呪いを通り越して画像のような怨霊になる顔芸を見せるほどのツッコミ&リアクション上手(笑)
年は上だけど、やっていることは子供レベルのお姉さんとなっています。
また、宇佐や律とは関係がない、麻弓のエピソードがちょいちょい入ってくる裏主人公的に活躍するのも定番ラブコメではあまり見られない形。
画像のように彩花とタッグを組んで男を落としにいくパターンなんかも。
その場合、あまり男が知りたくない女の赤裸々に語ってきたりするので要注意。
麻弓の高校時代のエピソードやその当時の友達と会うなんていうイベントも起こります。
ちなみに画像は高校生時代の麻弓。
この時は今以上にモテている絶頂期で学校のマドンナ的な存在だったようで。
ただ、隣に写っているゆるふわガールには勝てなくてNo.1にはなれなかったというオチが付くのが麻弓らしい(笑)

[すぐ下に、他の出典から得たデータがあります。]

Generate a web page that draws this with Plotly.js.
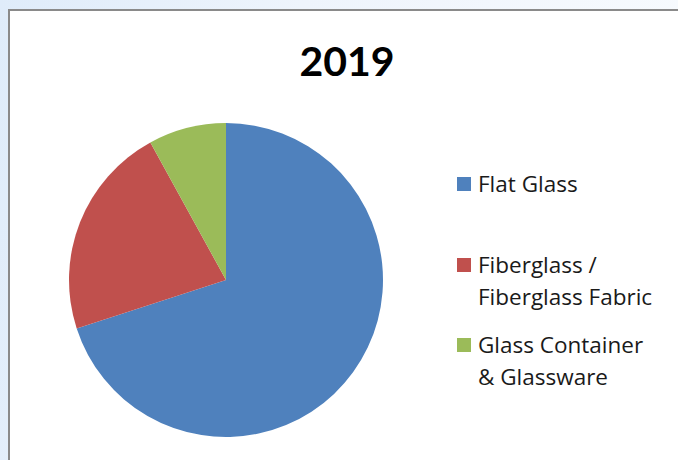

また、日頃はさんざん邪魔しているくせに本気で宇佐と律がうまくいかないことは願っていないツンデレな部分も。
宇佐が恋で迷っているときは一喝して目を覚ましてあげる姉御肌な一面もある。
そして、さんざん男で痛い目に遭っているのに宇佐を通して『一途でブレない男』に夢見てる乙女な部分も。
宇佐と律という高校生コンビの恋愛だけでなく、麻弓というアラサー女の生き様も見れる。
これが定番ラブコメにはない僕らはみんな河合荘の魅力です。
僕らはみんな河合荘のひとこと感想まとめ
僕らはみんな河合荘は高校生の青春と恋愛に加え、住人との日常やアラサー女の生き様が楽しめる作品。